Technical first:
There are several single points of failure there. Let's start with the fact that you have a single server, a single NIC and a single SCSI card. You'll see, above, that I recommended multiple machines for this job, both to spread work around and to have a high degree of failover capacity.
Second: You've got too damn many drives on each controller. RAID5 performance doesn't improve in a linear fashion as you add drives. The hardware CRC processor ramps up to a certain point and then starts to degrade performance. RAID5 calculations across 28 drives will crush those poor little strongARM CPUs (3x 200MHz).
Raw STR on a 73LP runs 33 - 56MB/sec. Even over two U320 busses that's 600-something MB/sec. Even RAID5 reads would almost certainly exceed the 320MB/sec the bus can handle (writes, as I mentioned before, would probably be less inspiring).
Also, in point of fact: A Hitachi 7k250 can easily exceed a 73LP in terms of STR.
... but STR isn't the problem. Throw more drives into the mix and the problem goes away!
The problem is in seeks, actually. SCSI is famous for allowing disks to operate independently, 'cause, well, they can. Normally. Unless there's a RAID controller in the way, having to do processing to figure out which blocks on which drives make up the 400kb texture file you're looking for. Appreciate that in a RAID5, your data is going to be spread across X drives, and each of X is going to have to go for a chunk of that file, then wait for X-1 drives to send their chunks on the TX/RX pin on the cable, then send the daya then get new instructions for the blocks on the disk that make up the next chunk... RAID5 is going to add latency. STR will be very high but as I understand things the more drives you get, the more latency there is on a per-drive basis.
This is really bad for someone who needs to store lots of little files.
Especially under a medium or heavy load. I *know* UT2k4 is 5GB. But it's 5GB in 100kb chunks + some biggish texture files, and that's not going to be doing you any favors for performance.
Caching helps that, but the card you've selected doesn't do it; it just has a little tiny NVSRAM chip for write caching.
Anyway, you'd be better off for several reasons with single channel controllers of some sort. If you're stuck on SCSI I'd suggest sticking with maybe 6 drives per controller (5 in use + hot spare, and these numbers are hot from being pulled out of my ass BTW). Bigger drives would clearly be a bonus, too.
I submit to you that you'd be better off with a moderate number of drives of high areal density. That would provide high STR at the obvious penalty of seek time... but you'd lose the seek time anyway to having so damn many drives in your RAID, and you'd gain expandability, reduced costs and the ability to operate on commodity hardware.
Third: There's NO EARTHLY REASON to have dual Opterons on a fileserver.
On a game server, maybe, but without knowing the specific requirements of your games, I'd say start with one and upgrade if you need to.
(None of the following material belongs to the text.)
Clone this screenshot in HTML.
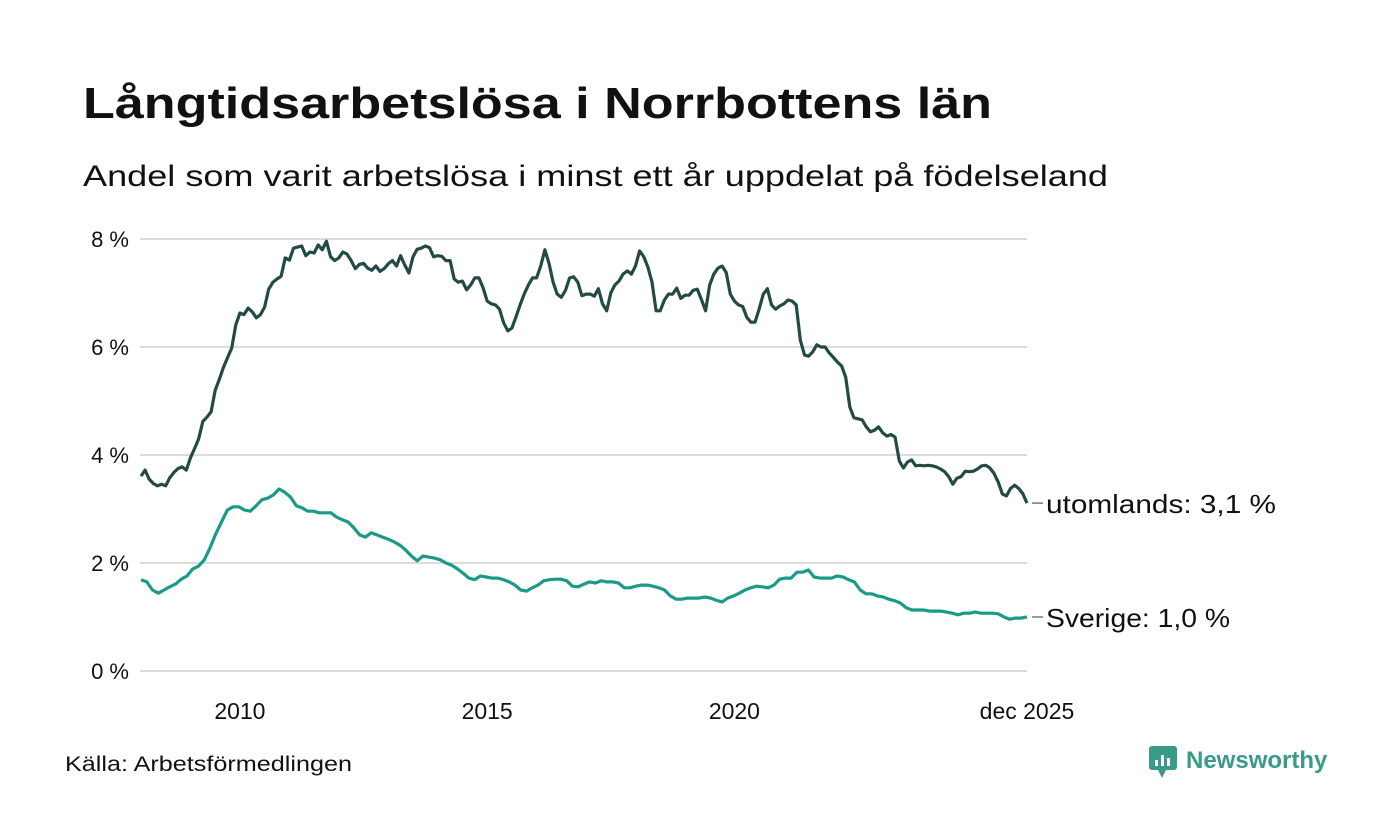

If you're running multiple game servers on the same PC, I imagine RAM will become a problem before CPU resources anyway.
Fourth: Power. To 28 drives and two opterons. You need three 500W PSUs for that load. No, I'm not kidding. One hot spare and two to run the PC. High end big-name OEM fileserver chassis are like that.
Fifth: NIC. Single Point of Failure. Still bad. It does load balancing, which is good, and it can carry ~120 - ~160MB/sec (ideal) in or out of your server, but it's all going to end up on the same network with a switch that probably can't handle simultaneous full-duplex I/O from four ports, let alone whatever the heck your gigabit client nodes are sending it (a Catalyst 4503 can manage 24Gbps, or half duplex on 1/2th of its possible ports, for about $10k. I don't think the $500 Linksys unit will fare as well, even given the reduced data rates of GBoC). Face it, your network WILL be a bottleneck, and given the limitations of your network, we can put an upper limit on your disk subsystem.
Also: You're talking about doing HUGE file transfers over the same LAN your customers are gaming on. With what are probably store and forward switches. Two people start installing/running different games over that LAN and, even though it's switched, the I/O buffer on the switch fills, and suddenly little Timmy's perfect Rail shot ain't so perfect any more.
Is any of this getting through?
Are you wondering with high-end fileservers cost so damn much, yet?